(REQUEST): Quote the data below in full, minus the images.
######
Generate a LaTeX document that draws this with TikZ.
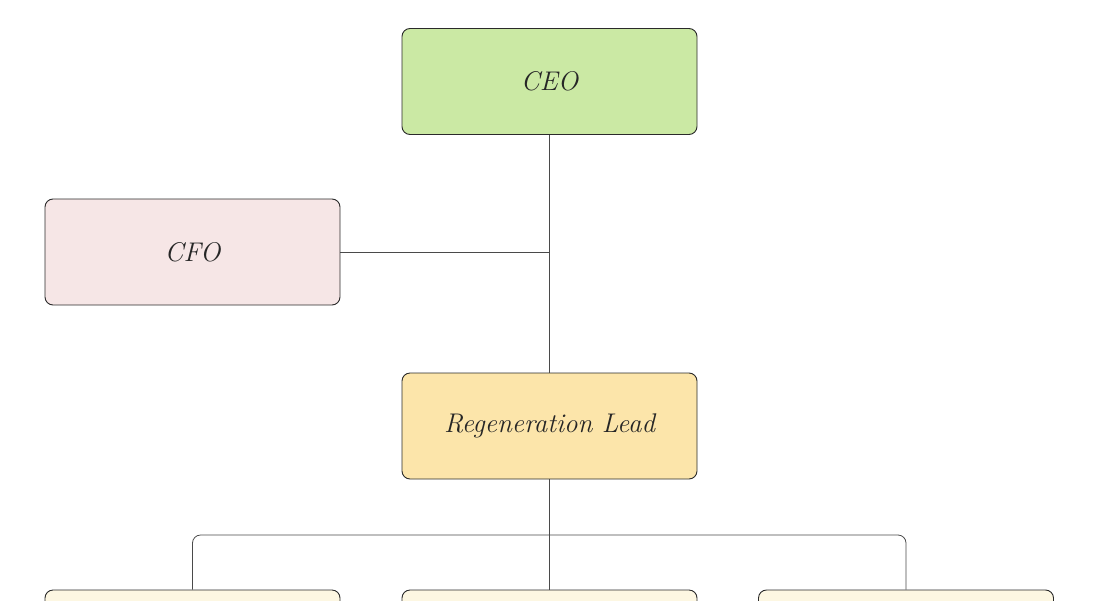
\documentclass[tikz,border=0pt]{standalone}
\usepackage{tikz}
\definecolor{ceogreen}{HTML}{CBE9A4}
\definecolor{cfopink}{HTML}{F6E6E6}
\definecolor{leadyellow}{HTML}{FCE5AA}
\definecolor{teamcream}{HTML}{FDF7E2}
\definecolor{edge}{HTML}{2A2A2A}
\begin{document}
\begin{tikzpicture}[x=1pt,y=-1pt,
  orgbox/.style={draw=edge, line width=0.9pt, rounded corners=8pt, minimum width=295pt, minimum height=106pt, inner sep=0pt, font=\fontsize{27}{32}\selectfont\itshape, text=black!85},
  conn/.style={draw=edge!85, line width=0.8pt}]
\useasboundingbox (0,0) rectangle (1095,600);
\clip (0,0) rectangle (1095,600);
\node[orgbox, fill=ceogreen] (ceo) at (549.5,81.5) {CEO};
\node[orgbox, fill=cfopink] (cfo) at (192.5,252) {CFO};
\node[orgbox, fill=leadyellow] (lead) at (549.5,426) {Regeneration Lead};
\node[orgbox, fill=teamcream] (t1) at (192.5,643) {};
\node[orgbox, fill=teamcream] (t2) at (549.5,643) {};
\node[orgbox, fill=teamcream] (t3) at (906,643) {};
\coordinate (bus) at (549.5,535);
\draw[conn] (ceo.south) -- (lead.north);
\draw[conn] (cfo.east) -- (cfo.east -| ceo.south);
\draw[conn] (lead.south) -- (t2.north);
\draw[conn, rounded corners=8pt] (t1.north) |- (bus) -| (t3.north);
\end{tikzpicture}
\end{document}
######
(ANSWER TO THIS EXERCISE):
Generate a LaTeX document that draws this with TikZ.
\documentclass[tikz,border=0pt]{standalone}
\usepackage{tikz}
\definecolor{ceogreen}{HTML}{CBE9A4}
\definecolor{cfopink}{HTML}{F6E6E6}
\definecolor{leadyellow}{HTML}{FCE5AA}
\definecolor{teamcream}{HTML}{FDF7E2}
\definecolor{edge}{HTML}{2A2A2A}
\begin{document}
\begin{tikzpicture}[x=1pt,y=-1pt,
  orgbox/.style={draw=edge, line width=0.9pt, rounded corners=8pt, minimum width=295pt, minimum height=106pt, inner sep=0pt, font=\fontsize{27}{32}\selectfont\itshape, text=black!85},
  conn/.style={draw=edge!85, line width=0.8pt}]
\useasboundingbox (0,0) rectangle (1095,600);
\clip (0,0) rectangle (1095,600);
\node[orgbox, fill=ceogreen] (ceo) at (549.5,81.5) {CEO};
\node[orgbox, fill=cfopink] (cfo) at (192.5,252) {CFO};
\node[orgbox, fill=leadyellow] (lead) at (549.5,426) {Regeneration Lead};
\node[orgbox, fill=teamcream] (t1) at (192.5,643) {};
\node[orgbox, fill=teamcream] (t2) at (549.5,643) {};
\node[orgbox, fill=teamcream] (t3) at (906,643) {};
\coordinate (bus) at (549.5,535);
\draw[conn] (ceo.south) -- (lead.north);
\draw[conn] (cfo.east) -- (cfo.east -| ceo.south);
\draw[conn] (lead.south) -- (t2.north);
\draw[conn, rounded corners=8pt] (t1.north) |- (bus) -| (t3.north);
\end{tikzpicture}
\end{document}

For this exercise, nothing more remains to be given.